Overcast and high temps mean humid – which is new for me but I’m a newbie. Our lovely bartender friend at Wally’s related a weekend trip to the high country (Lake Alpine on Hwy-4, around 7,300 feet) with her little kids that was first inundated with rain, then struck by first small dime-sized hail, then bigger, then golf-ball sized – and so damaged their pop-up (hard-roof) trailer it leaked rain, and had the scared kids in tears.
Summertime in the Sierra, really anything can happen.
And we’re on for Hunter Education.
And maybe the ’42 .303 Ishapore SMLE is a better choice as far as softpoints go. So I need to get to the range with that and see where its 100-yard zero is at.

Strange Weather, Twists and Turns

Overcast and cool – only 80 when it should be about 99-degrees out. Got out early and chopped down some wannabe oaks, a small circle of stalks about three-inches in diameter that were rubbing up and bothering the aspens.
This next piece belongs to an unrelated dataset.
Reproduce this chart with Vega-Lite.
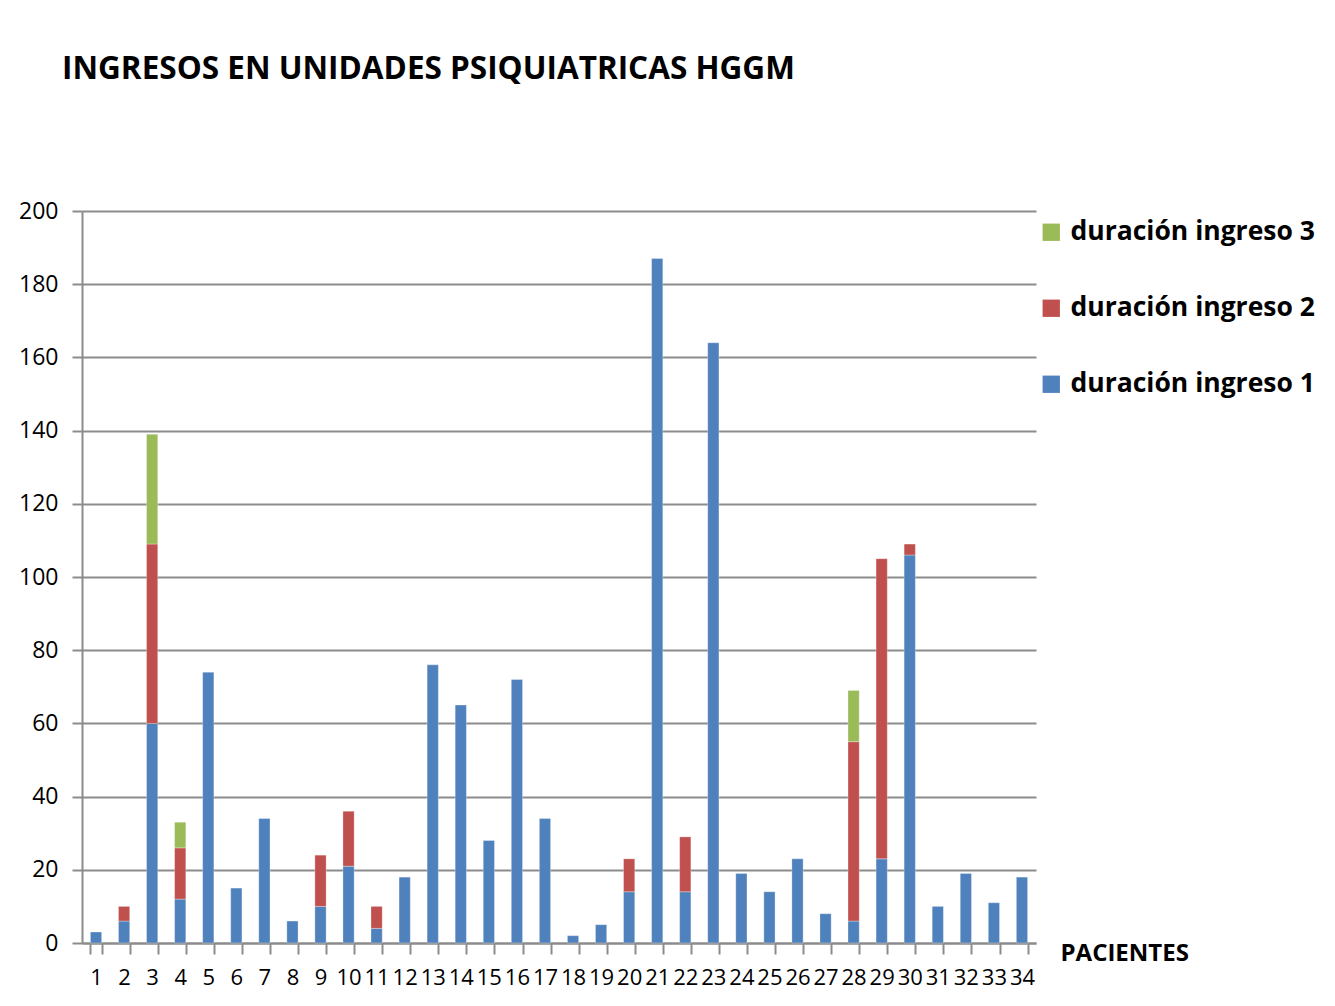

Also more bramble and some overgrown crap-plant. And dug-out the wisteria vine that was going to pull down the porch railing.
Talking about goign to the range tomorrow, shoot the AR and perhaps the .30-40Krag – and maybe the NATO Ishapore…because suddenly I was invited go deer hunting on my new best-friend’s property: 160 private acres up on Pilot Hill! WTF? Hunting? Archery season begins in two weeks, rifle in September.
Where do I begin? Seriously there’s bucks with pointy-pointy racks up there – and a bear. Not going after the bear. So… Sighting in the Krag might be in order. That would make it challenging and not just deer-shooting, I guess. How much does a deer-hunt cost? What about tags? Do I need to buy a big old skinning knife or can/should I use the Krag’s Bayonet? Many questions, and the whole thing comes as a surprise.

UPDATE: May have to consider hunting with the .303 Brit because I have softpoints for that, but I don’t have any 7.62 NATO that isn’t FMJ spitzer and that’s not really a “deer round” AFAIK. I think mastering archery in just two weeks might be pushing my envelope a bit, even if the deer are only 50-feet away.